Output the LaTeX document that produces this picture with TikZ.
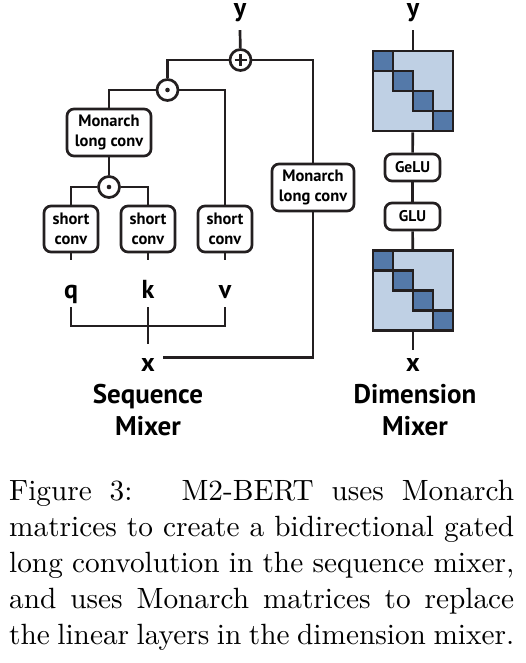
\documentclass[tikz,border=0pt]{standalone}
\usepackage{fontspec}
\newfontfamily\dfont{PT Sans}
\newfontfamily\capfont{lmroman10-regular}[Extension=.otf]
\definecolor{lbl}{RGB}{191,208,228}
\definecolor{dbl}{RGB}{84,121,169}
\definecolor{ink}{RGB}{35,31,32}
\begin{document}
\begin{tikzpicture}[x=1pt,y=-1pt,
  conn/.style={draw=ink,line width=2.7pt},
  box/.style={draw=ink,line width=2.7pt,rounded corners=7pt,fill=white,inner sep=0pt,align=center,
    font=\dfont\bfseries\fontsize{16.5}{19.5}\selectfont},
  smallbox/.style={box,font=\dfont\bfseries\fontsize{15.5}{17}\selectfont,minimum width=55pt,minimum height=27pt},
  op/.style={circle,draw=ink,line width=2.7pt,fill=white,minimum size=21pt,inner sep=0pt},
  plusop/.style={op,path picture={
     \draw[ink,line width=2.4pt] ([xshift=-6pt]path picture bounding box.center) -- ([xshift=6pt]path picture bounding box.center);
     \draw[ink,line width=2.4pt] ([yshift=-6pt]path picture bounding box.center) -- ([yshift=6pt]path picture bounding box.center);}},
  dotop/.style={op,path picture={
     \fill[ink] (path picture bounding box.center) circle (2.3pt);}},
  lab/.style={inner sep=0pt,anchor=base,font=\dfont\bfseries\fontsize{26}{32}\selectfont},
  title/.style={inner sep=0pt,anchor=base,font=\dfont\bfseries\fontsize{27}{32}\selectfont},
  monarch/.style={draw=ink,line width=2.7pt,fill=lbl,minimum size=80pt,inner sep=0pt,
    path picture={
      \foreach \i in {0,1,2,3}
        \draw[ink,fill=dbl,line width=2.2pt] ([shift={(20*\i,20*\i)}]path picture bounding box.north west) rectangle +(20,20);
    }},
]
\useasboundingbox (0,0) rectangle (525,663);

% ---------- Sequence mixer ----------
\node[lab,text height=13pt,text depth=13pt] (yL) at (240,17) {y};
\node[plusop] (plus) at (240.5,60) {};
\node[dotop] (odot1) at (167.5,90) {};
\node[box,minimum width=84pt,minimum height=47pt] (mlc1) at (109,132.5) {Monarch\\long conv};
\node[box,minimum width=82pt,minimum height=47pt] (mlc2) at (313,187.5) {Monarch\\long conv};
\node[dotop] (odot2) at (109,187) {};
\node[box,minimum width=54pt,minimum height=46pt] (sq) at (71,229) {short\\conv};
\node[box,minimum width=54pt,minimum height=46pt] (sk) at (148,229) {short\\conv};
\node[box,minimum width=54pt,minimum height=46pt] (sv) at (225,229) {short\\conv};
\node[lab,text height=38pt,text depth=9pt] (q) at (71,298) {q};
\node[lab,text height=38pt,text depth=9pt] (k) at (148,298) {k};
\node[lab,text height=38pt,text depth=9pt] (v) at (225,298) {v};
\coordinate (hj) at (148,326);
\node[lab,text height=27pt,text depth=0pt,inner xsep=8pt] (xS) at (148,371) {x};
\node[title] (seqA) at (148,403) {Sequence};
\node[title] (seqB) at (148,435) {Mixer};

\draw[conn] (yL.south) -- (plus);
\draw[conn] (plus) -| (odot1);
\draw[conn] (plus) -| (mlc2);
\draw[conn] (odot1) -| (mlc1);
\draw[conn] (odot1) -| (sv);
\draw[conn] (mlc1) -- (odot2);
\draw[conn] (odot2) -| (sq);
\draw[conn] (odot2) -| (sk);
\draw[conn] (sq) -- (q.north);
\draw[conn] (sk) -- (k.north);
\draw[conn] (sv) -- (v.north);
\draw[conn] (q.south) |- (hj) -| (v.south);
\draw[conn] (k.south) -- (xS.north);
\draw[conn] (xS.east) -| (mlc2.south);

% ---------- Dimension mixer ----------
\node[lab,text height=13pt,text depth=13pt] (yR) at (413,17) {y};
\node[monarch] (m1) at (413,91) {};
\node[smallbox] (gelu) at (412.5,167.5) {GeLU};
\node[smallbox] (glu) at (412.5,216.5) {GLU};
\node[monarch] (m2) at (413,290.5) {};
\node[lab,text height=21pt,text depth=0pt] (xR) at (413,371) {x};
\node[title] (dimA) at (415,403) {Dimension};
\node[title] (dimB) at (415,435) {Mixer};

\draw[conn] (yR.south) -- (m1);
\draw[conn] (m1) -- (gelu);
\draw[conn] (gelu) -- (glu);
\draw[conn] (glu) -- (m2);
\draw[conn] (m2) -- (xR.north);

% ---------- Caption ----------
\node[anchor=base west,inner sep=0pt,text width=505pt,align=justify,
  font=\capfont\fontsize{29.3}{36}\selectfont] (cap) at (9,500)
  {\parfillskip=0pt Figure~3:\hskip 26pt plus 14pt M2-BERT uses Monarch\linebreak
   matrices to create a bidirectional gated\linebreak
   long convolution in the sequence mixer,\linebreak
   and uses Monarch matrices to replace\linebreak
   the linear layers in the dimension mixer.\par};
\end{tikzpicture}
\end{document}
═══
Except for the pictures, print the data above exactly.

> _Written answer_:
Output the LaTeX document that produces this picture with TikZ.
\documentclass[tikz,border=0pt]{standalone}
\usepackage{fontspec}
\newfontfamily\dfont{PT Sans}
\newfontfamily\capfont{lmroman10-regular}[Extension=.otf]
\definecolor{lbl}{RGB}{191,208,228}
\definecolor{dbl}{RGB}{84,121,169}
\definecolor{ink}{RGB}{35,31,32}
\begin{document}
\begin{tikzpicture}[x=1pt,y=-1pt,
  conn/.style={draw=ink,line width=2.7pt},
  box/.style={draw=ink,line width=2.7pt,rounded corners=7pt,fill=white,inner sep=0pt,align=center,
    font=\dfont\bfseries\fontsize{16.5}{19.5}\selectfont},
  smallbox/.style={box,font=\dfont\bfseries\fontsize{15.5}{17}\selectfont,minimum width=55pt,minimum height=27pt},
  op/.style={circle,draw=ink,line width=2.7pt,fill=white,minimum size=21pt,inner sep=0pt},
  plusop/.style={op,path picture={
     \draw[ink,line width=2.4pt] ([xshift=-6pt]path picture bounding box.center) -- ([xshift=6pt]path picture bounding box.center);
     \draw[ink,line width=2.4pt] ([yshift=-6pt]path picture bounding box.center) -- ([yshift=6pt]path picture bounding box.center);}},
  dotop/.style={op,path picture={
     \fill[ink] (path picture bounding box.center) circle (2.3pt);}},
  lab/.style={inner sep=0pt,anchor=base,font=\dfont\bfseries\fontsize{26}{32}\selectfont},
  title/.style={inner sep=0pt,anchor=base,font=\dfont\bfseries\fontsize{27}{32}\selectfont},
  monarch/.style={draw=ink,line width=2.7pt,fill=lbl,minimum size=80pt,inner sep=0pt,
    path picture={
      \foreach \i in {0,1,2,3}
        \draw[ink,fill=dbl,line width=2.2pt] ([shift={(20*\i,20*\i)}]path picture bounding box.north west) rectangle +(20,20);
    }},
]
\useasboundingbox (0,0) rectangle (525,663);

% ---------- Sequence mixer ----------
\node[lab,text height=13pt,text depth=13pt] (yL) at (240,17) {y};
\node[plusop] (plus) at (240.5,60) {};
\node[dotop] (odot1) at (167.5,90) {};
\node[box,minimum width=84pt,minimum height=47pt] (mlc1) at (109,132.5) {Monarch\\long conv};
\node[box,minimum width=82pt,minimum height=47pt] (mlc2) at (313,187.5) {Monarch\\long conv};
\node[dotop] (odot2) at (109,187) {};
\node[box,minimum width=54pt,minimum height=46pt] (sq) at (71,229) {short\\conv};
\node[box,minimum width=54pt,minimum height=46pt] (sk) at (148,229) {short\\conv};
\node[box,minimum width=54pt,minimum height=46pt] (sv) at (225,229) {short\\conv};
\node[lab,text height=38pt,text depth=9pt] (q) at (71,298) {q};
\node[lab,text height=38pt,text depth=9pt] (k) at (148,298) {k};
\node[lab,text height=38pt,text depth=9pt] (v) at (225,298) {v};
\coordinate (hj) at (148,326);
\node[lab,text height=27pt,text depth=0pt,inner xsep=8pt] (xS) at (148,371) {x};
\node[title] (seqA) at (148,403) {Sequence};
\node[title] (seqB) at (148,435) {Mixer};

\draw[conn] (yL.south) -- (plus);
\draw[conn] (plus) -| (odot1);
\draw[conn] (plus) -| (mlc2);
\draw[conn] (odot1) -| (mlc1);
\draw[conn] (odot1) -| (sv);
\draw[conn] (mlc1) -- (odot2);
\draw[conn] (odot2) -| (sq);
\draw[conn] (odot2) -| (sk);
\draw[conn] (sq) -- (q.north);
\draw[conn] (sk) -- (k.north);
\draw[conn] (sv) -- (v.north);
\draw[conn] (q.south) |- (hj) -| (v.south);
\draw[conn] (k.south) -- (xS.north);
\draw[conn] (xS.east) -| (mlc2.south);

% ---------- Dimension mixer ----------
\node[lab,text height=13pt,text depth=13pt] (yR) at (413,17) {y};
\node[monarch] (m1) at (413,91) {};
\node[smallbox] (gelu) at (412.5,167.5) {GeLU};
\node[smallbox] (glu) at (412.5,216.5) {GLU};
\node[monarch] (m2) at (413,290.5) {};
\node[lab,text height=21pt,text depth=0pt] (xR) at (413,371) {x};
\node[title] (dimA) at (415,403) {Dimension};
\node[title] (dimB) at (415,435) {Mixer};

\draw[conn] (yR.south) -- (m1);
\draw[conn] (m1) -- (gelu);
\draw[conn] (gelu) -- (glu);
\draw[conn] (glu) -- (m2);
\draw[conn] (m2) -- (xR.north);

% ---------- Caption ----------
\node[anchor=base west,inner sep=0pt,text width=505pt,align=justify,
  font=\capfont\fontsize{29.3}{36}\selectfont] (cap) at (9,500)
  {\parfillskip=0pt Figure~3:\hskip 26pt plus 14pt M2-BERT uses Monarch\linebreak
   matrices to create a bidirectional gated\linebreak
   long convolution in the sequence mixer,\linebreak
   and uses Monarch matrices to replace\linebreak
   the linear layers in the dimension mixer.\par};
\end{tikzpicture}
\end{document}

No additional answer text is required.